Andrew Glass and Janel Shoun  | 

In America, it is so easy to take available, clean water for granted.

Three years ago, while studying the African nations, Rita Cochrane’s seventh-grade class decided it was time for David Lipscomb Campus School to take at least one day each year to acknowledge how blessed we are to have clean water available at any time on any day.

So Cochrane established World Clean Water Day at DLCS based on an idea from a Starbucks fundraiser for the same cause. On that dauy students are asked to drink water and donate the money they would have spent on a Coke or juice to a mission project designed to bring fresh, clean water to the poor in other countries.

The collection has been a big hit in grades K-12 for the last two years, collecting between $700-$1,000 for the annual Lipscomb University engineering missions to Latin America.

This year, World Clean Water Day went campus-wide on March 28, with university students, faculty and staff also donating funds in exchange for a bottle of water.
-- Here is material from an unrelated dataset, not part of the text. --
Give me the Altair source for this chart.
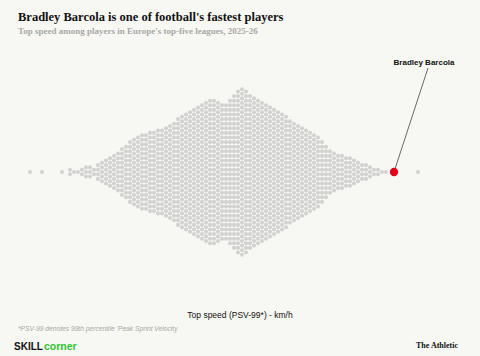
import altair as alt
import pandas as pd

# ---- data ----
speed_start = 26.0          # km/h, first column of the swarm
speed_step = 0.1            # km/h per column
player_counts = [1, 0, 0, 1, 0, 0, 0, 0, 1, 0,
                 2, 1, 1, 2, 3, 3, 2, 4, 5, 6,
                 7, 8, 9, 11, 12, 14, 15, 16, 17, 17,
                 18, 18, 19, 19, 20, 21, 22, 24, 25, 26,
                 27, 28, 29, 30, 31, 32, 32, 31, 30, 30,
                 32, 34, 36, 37, 36, 34, 33, 32, 31, 30,
                 29, 28, 27, 26, 25, 23, 22, 21, 20, 19,
                 18, 17, 16, 14, 12, 10, 9, 8, 8, 7,
                 7, 6, 5, 4, 4, 3, 2, 2, 1, 1,
                 0, 0, 0, 0, 0, 0, 0, 1]
highlight_name = ["Bradley Barcola"]
highlight_speed = [35.1]

title_text = "Bradley Barcola is one of football's fastest players"
subtitle_text = "Top speed among players in Europe's top-five leagues, 2025-26"
axis_title_text = "Top speed (PSV-99*) - km/h"
footnote_text = "*PSV-99 denotes 99th percentile 'Peak Sprint Velocity"
logo_left = "SKILL"
logo_right = "corner"
credit_text = "The Athletic"

speeds = [round(speed_start + i * speed_step, 1) for i in range(len(player_counts))]
bins = pd.DataFrame({"speed": speeds, "n": player_counts})
hl = pd.DataFrame({"speed": highlight_speed, "name": highlight_name, "off": [0]})

W, H = 480, 356
xscale = alt.Scale(domain=[25.25, 37.25], nice=False, zero=False)
yscale = alt.Scale(domain=[-40, 37.39], nice=False, zero=False)

swarm = (
    alt.Chart(bins)
    .transform_filter("datum.n > 0")
    .transform_calculate(k="sequence(0, datum.n)")
    .transform_flatten(["k"])
    .transform_calculate(off="datum.k - (datum.n - 1) / 2")
    .mark_circle(size=17, color="#d2d2d2", opacity=1)
    .encode(
        x=alt.X("speed:Q", scale=xscale, axis=None),
        y=alt.Y("off:Q", scale=yscale, axis=None),
    )
)

leader = (
    alt.Chart(hl)
    .mark_rule(color="#444444", strokeWidth=0.8)
    .encode(
        x=alt.X("speed:Q", scale=xscale, axis=None),
        y=alt.Y("off:Q", scale=yscale, axis=None),
        x2=alt.value(428),
        y2=alt.value(68),
    )
)

red = (
    alt.Chart(hl)
    .mark_circle(size=70, color="#e3001b", opacity=1)
    .encode(
        x=alt.X("speed:Q", scale=xscale, axis=None),
        y=alt.Y("off:Q", scale=yscale, axis=None),
    )
)

label = (
    alt.Chart(hl)
    .mark_text(font="Liberation Sans", fontWeight="bold", fontSize=8, color="#111111",
               align="center", baseline="bottom")
    .encode(text="name:N", x=alt.value(424), y=alt.value(67))
)


def txt(t, x, y, size, color="#111111", font="Liberation Sans", weight="normal",
        style="normal", align="left", baseline="alphabetic"):
    return (
        alt.Chart(pd.DataFrame({"t": [t]}))
        .mark_text(font=font, fontSize=size, color=color, fontWeight=weight,
                   fontStyle=style, align=align, baseline=baseline)
        .encode(text="t:N", x=alt.value(x), y=alt.value(y))
    )


texts = [
    txt(title_text, 18, 21, 12.5, font="Liberation Serif", weight="bold", color="#121212"),
    txt(subtitle_text, 18, 34, 9, font="Liberation Serif", weight="bold", color="#a8a8a8"),
    txt(axis_title_text, 240, 318, 8.5, align="center"),
    txt(footnote_text, 18, 331, 6.7, color="#a8a8a8", style="italic"),
    txt(logo_left, 14, 350, 10, weight="bold", font="Liberation Sans"),
    txt(logo_right, 44, 350, 10.5, weight="bold", color="#2fc42f", font="Liberation Sans"),
    txt(credit_text, 458, 348, 8, weight="bold", font="Liberation Serif", align="right"),
]

chart = (
    alt.layer(swarm, leader, red, label, *texts)
    .properties(width=W, height=H, autosize=alt.AutoSizeParams(type="none"), padding=0,
                background="#f7f7f3")
    .configure_view(stroke=None)
)

chart.save("out.html", embed_options={"renderer": "svg", "actions": False})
This year’s collection raked in the largest total ever, $1,700 destined for two engineering mission trips to Guatemala and Honduras.

Fred Gilliam, chair of the Lipscomb engineering department, has made it his students’ business to provide clean water for those who cannot attain it. In past years, World Clean Water Day has helped to fund Lipscomb engineering student teams building a rain collection system and water purification plant in La Fortuna, Guatemala and a water tower to supply running water to a medical clinic in Las Delicias, Honduras.

This year, the engineering department decided to break the group up into two separate trips: One group of 22 students will return to Honduras and another group of 12 students will go to Guatemala.

The students headed to Guatemala will provide drastic improvements to the water system of a mountain village called La Florida, located on the site of a coffee plantation that went bankrupt a few years ago. The downfall of the plantation left no pension for its employees, but the government gave them the land instead, Gilliam told Lipscomb campus school students in chapel.

The village sits at the top of a hill and the only water source, a natural spring, is at the bottom of the hill. Gilliam’s crew will construct a solar-powered pump at the bottom of the hill that will pump water to the top of the hill and into a tank. This tank will filter the water and then allow the nearly 50 residents and families to dig a ditch for a pipe that will pump the water directly into their homes.

The $1,700 raised this year by the Lipscomb family will fund the purchase of the solar cell array and the pump, Gilliam said, leaving only the storage tank and pipes to be funded.

The other 2008 mission trip will send engineering students to Mission Lazarus in Honduras. Mission Lazarus, a 1,200-acre orphanage in the southeast area of the country, will get a new computer lab installed, a radio tower and initial work on a bridge for vehicles and cows.